'Do you know your ash from a boll in the ground?'
By John David Powell (01/24/07)
Oh, the evils of symbols - Ted Nugent, the Motor City Madman, made some folks mad last week by wearing a Confederate battle flag shirt during his performance at the inaugural ball for Texas governor Rick Perry. Nugent says he often wears the shirt during concerts because it's a rebel flag and he's a rebel.
His shirt may, or may not, have been a replica of the actual “battle flag.” Confusion between the “battle flag” and the “Confederate Navy Jack” exists in the minds of some people. An easy thing to happen, since both have stars and bars (www.usflag.org/history/confederatestarsandbars.html).
Perry’s spokesperson told the Houston Chronicle (www.chron.com/disp/story.mpl/metropolitan/4490363.html) the governor would have invited Nugent to play even if he had known ahead of time of Nugent’s getup.
“If you're going to defend freedom of expression, then you're going to have to defend all freedom of expression,” the paper quotes him as saying.
I'm not getting involved in the Confederate flag debate for one very good reason: My wife is from Arkansas, and her brother-in-law has a Confederate flag burned into his arm. OK. Make that two reasons.
I will quietly suggest, instead, that Southerners switch to the Bonnie Blue flag that bears the single star (www.researchonline.net/gacw/conflag5.htm). This is the flag first used in 1810 by Americans trying to split from Spanish Florida to set up the Republic of West Florida. Texans used it in their fight with Mexico. It showed up next when Mississippi seceded from the Union in 1861.
The sight of the flag paraded through the streets of Jackson inspired Harry McCarthy, an Irishman, to write the second most popular song of the South during the War of Northern Aggression.
Bonnie Blue is a great choice. It does not carry any real or implied racial baggage. It does not fly over southern state capitols, nor does it adorn or beautify the graves of the glorious dead. It does not appear on the bumpers of pickup trucks (or on any part of my brother-in-law, that I know of, or care to know of). It does not accompany parading or marauding Klansmen.
Southern universities do not wave it during football games. License plates and public monuments do not display it.
It's safe. It's politically correct. It's blue. And it has a song that anyone can sing.
Adoption of Bonnie Blue also would still the shrill rhetoric of those who demand tolerance and harmony on their terms. Or, at least until they discover the heretofore unknown evil symbolism of a single white star on a field of deep blue.
Which brings me to the evil symbolism of the cotton tree.
The cotton tree is the historic symbol of Freetown, the capital of Sierra Leon. It was to that African nation in 1792 that a group of former slaves migrated after gaining their freedom by fighting the British in the U.S. War of Independence.

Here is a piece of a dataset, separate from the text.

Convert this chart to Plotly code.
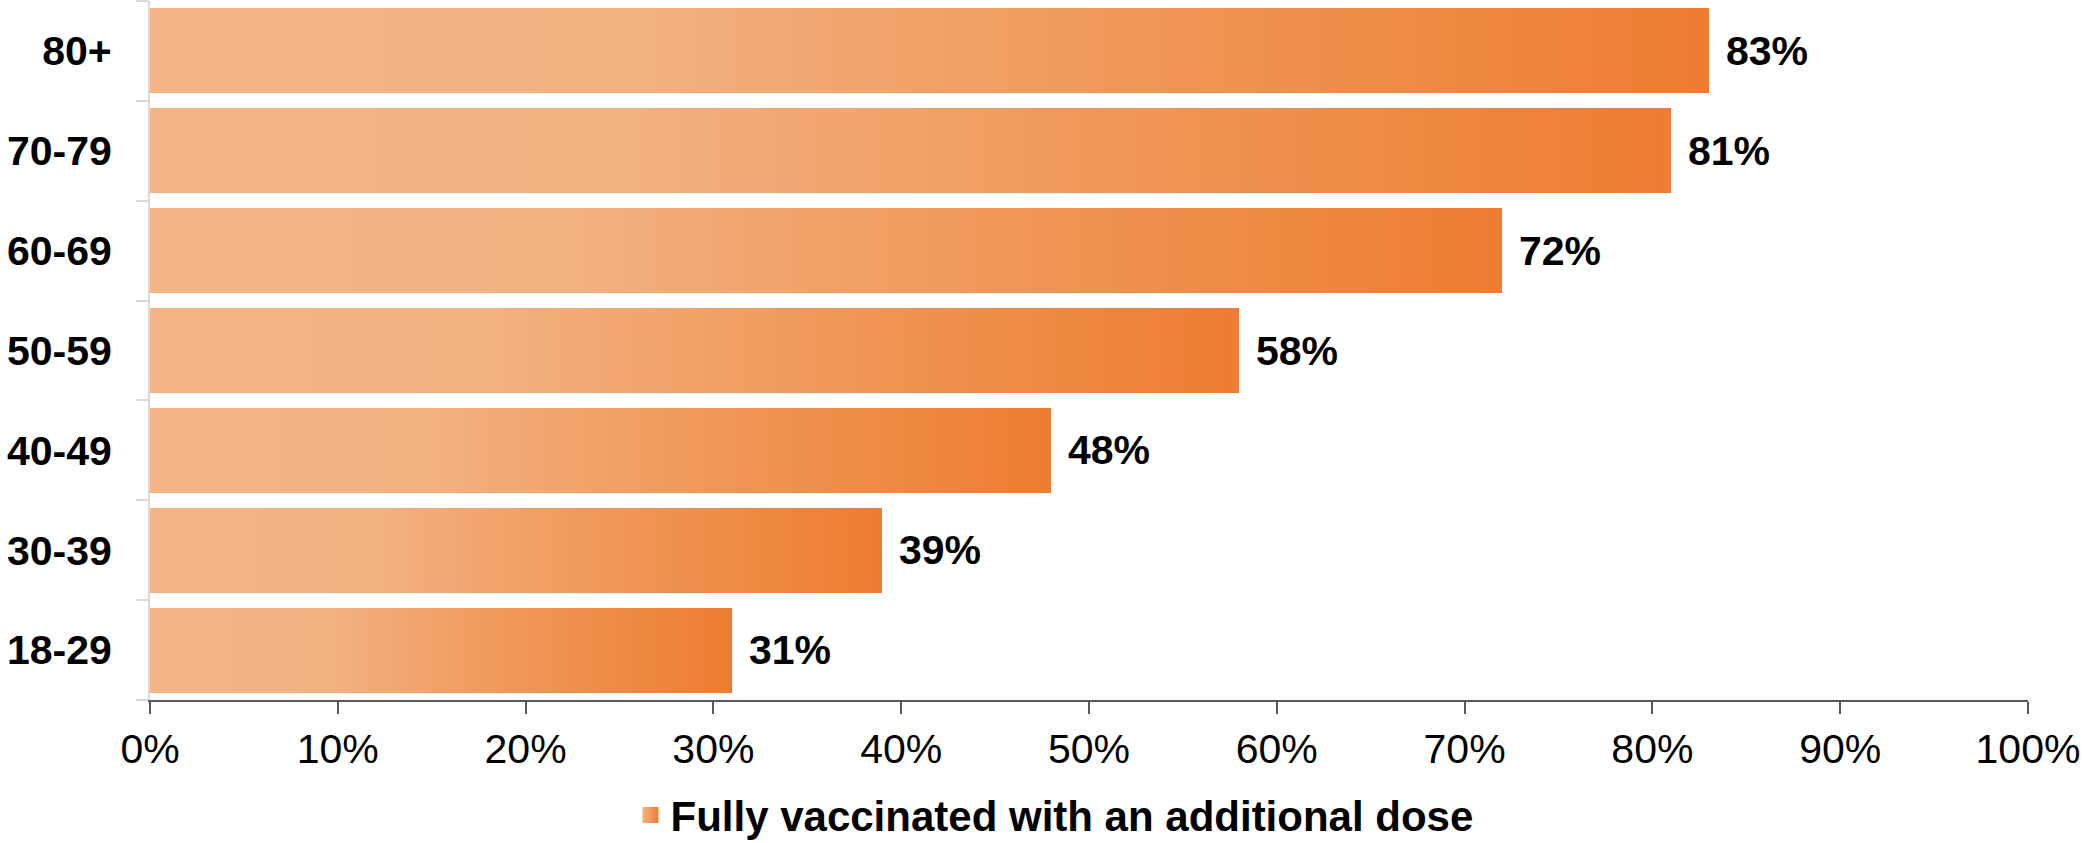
import plotly.graph_objects as go

categories = ["18-29", "30-39", "40-49", "50-59", "60-69", "70-79", "80+"]
values = [31, 39, 48, 58, 72, 81, 83]
value_labels = ["31%", "39%", "48%", "58%", "72%", "81%", "83%"]
x_ticks = [0, 10, 20, 30, 40, 50, 60, 70, 80, 90, 100]
x_tick_labels = ["0%", "10%", "20%", "30%", "40%", "50%", "60%", "70%", "80%", "90%", "100%"]
legend_name = "Fully vaccinated with an additional dose"

# gradient stops along each bar (fraction of bar length -> rgb)
grad_stops = [(0.0, (244, 180, 133)), (0.3, (243, 177, 130)), (0.62, (240, 152, 88)), (1.0, (237, 125, 49))]
N_SEG = 80


def grad_color(t):
    for (t0, c0), (t1, c1) in zip(grad_stops[:-1], grad_stops[1:]):
        if t0 <= t <= t1:
            f = (t - t0) / (t1 - t0) if t1 > t0 else 0
            c = [round(a + (b - a) * f) for a, b in zip(c0, c1)]
            return f"rgb({c[0]},{c[1]},{c[2]})"
    c = grad_stops[-1][1]
    return f"rgb({c[0]},{c[1]},{c[2]})"


FONT = "Liberation Sans, Arial, sans-serif"

fig = go.Figure()
for k in range(N_SEG):
    t = (k + 0.5) / N_SEG
    fig.add_trace(go.Bar(
        x=[v / N_SEG for v in values],
        y=categories,
        orientation="h",
        marker=dict(color=grad_color(t), line=dict(width=0)),
        showlegend=False,
        hoverinfo="skip",
    ))

# legend entry
fig.add_trace(go.Scatter(
    x=[None], y=[None], mode="markers", name=legend_name,
    marker=dict(symbol="square", size=22, color="#F4B484",
                gradient=dict(type="horizontal", color="#ED7D31"), line=dict(width=0)),
    showlegend=True,
))

for c, v, lab in zip(categories, values, value_labels):
    fig.add_annotation(x=v, y=c, text=f"<b>{lab}</b>", showarrow=False,
                       xanchor="left", yanchor="middle", xshift=15,
                       font=dict(family=FONT, size=41, color="black"))

fig.update_layout(
    width=2084, height=843,
    barmode="stack", bargap=0.15,
    plot_bgcolor="white", paper_bgcolor="white",
    margin=dict(l=150, r=56, t=1, b=143),
    font=dict(family=FONT, color="black"),
    showlegend=True,
    legend=dict(orientation="h", xref="container", yref="container",
                x=0.506, xanchor="center", y=0.033, yanchor="middle",
                font=dict(family=FONT, size=42, color="black", weight="bold"),
                itemsizing="trace", bgcolor="rgba(0,0,0,0)"),
    xaxis=dict(range=[0, 100], tickvals=x_ticks, ticktext=x_tick_labels,
               showgrid=False, zeroline=False, showline=True, linecolor="#595959", linewidth=2,
               ticks="outside", ticklen=12, tickwidth=1.5, tickcolor="#595959",
               tickfont=dict(family=FONT, size=41, color="black"), fixedrange=True),
    yaxis=dict(type="category", categoryorder="array", categoryarray=categories,
               range=[-0.5, 6.5], showgrid=False, zeroline=False,
               showline=True, linecolor="#d9d9d9", linewidth=2,
               ticks="outside", ticklen=12, tickwidth=2, tickcolor="#d9d9d9",
               tickson="boundaries", ticklabelstandoff=28,
               tickfont=dict(family=FONT, size=41, color="black", weight="bold")),
)

fig.write_html(
    "out.html",
    config={"displayModeBar": False},
    post_script="document.body.style.margin='0';document.body.style.padding='0';document.body.style.overflow='hidden';",
)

It is ironic, therefore, that some folks used the cotton tree as a symbol of hatred and racism, and the catalyst for a bizarre event in Tallahassee, Fla., a few years back.
Here’s what happened. A local radio guy and about thirty devoted listeners interrupted about two hundred members of the United Daughters of the Confederacy (UDC) (www.hqudc.org) holding their 105th Annual Florida Division State Convention in October of 2000.
According to reports, the radio guy burst in like the Spanish Inquisition and demanded the removal of the cotton tree displayed in the hotel's lobby. The offending tree turned out to be a bouquet with a cotton stalk, the symbol of the UDC, which describes itself as the oldest patriotic organization in the country. Among the UDC objectives are honoring the memory of those who served and died in the service of the Confederate States of America, and recording the role of southern women during the dark days of Reconstruction.
Anyway, this whole thing began with a hotel employee offended by the UDC display. She threatened to quit if the hotel did not remove the “tree.” The hotel didn’t, so she did. She then called the radio station and complained about a hate group and its evil cotton tree down at the hotel.
Quick as a flash, the radio guy and his feckless followers forced themselves into the UDC meeting. Tallahassee police arrived. They asked the hotel management whom to boot: Older ladies minding their own business, or a group of goofy protestors. The protesters left. The radio station issued an apology the next day.
The moral of this tale? Don't mess with Southern ladies if you don't know your ash from a boll in the ground.